Enquanto a Mercedes parece ter conseguido encontrar o termo ideal de desenvolvimento de seu novo bólido, a Aston Martin parece incapaz de conseguir efetuar o mesmo procedimento no seu carro, inspirado no modelo alemão do ano passado. Tanto Lance Stroll quando Sebastian Vettel não têm conseguido extrair do carro a velocidade necessária para conseguir enfrentar os rivais, com a dupla de pilotos ficando fora da zona de pontos na corrida espanhola, lembrando que o circuito da Catalunha tem o mérito de expor as qualidades, mas também os defeitos de qualquer máquina a competir ali, o que demonstra que a performance do carro verde até aqui tem sido uma verdadeira decepção neste campeonato.
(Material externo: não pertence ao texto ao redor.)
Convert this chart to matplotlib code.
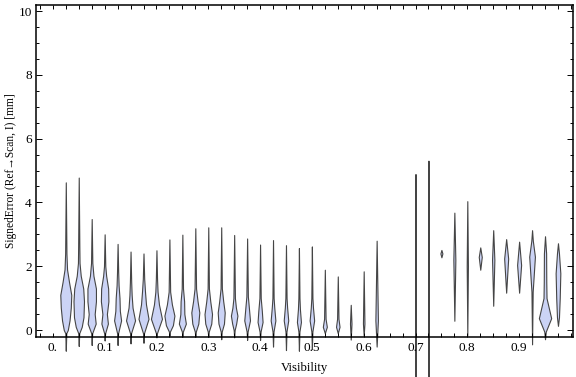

O time vai ter muito trabalho para conseguir acertar o rumo de seu carro, para não falar de que isso também vem travando o desenvolvimento de Vettel ao carro, com o alemão não conseguindo mostrar uma recuperação de sua capacidade de pilotagem. Dias difíceis ainda esperam o tetracampeão alemão na F-1 este ano...

A Aston Martin ainda não conseguiu resolver os problemas de performance de seu novo carro de 2021.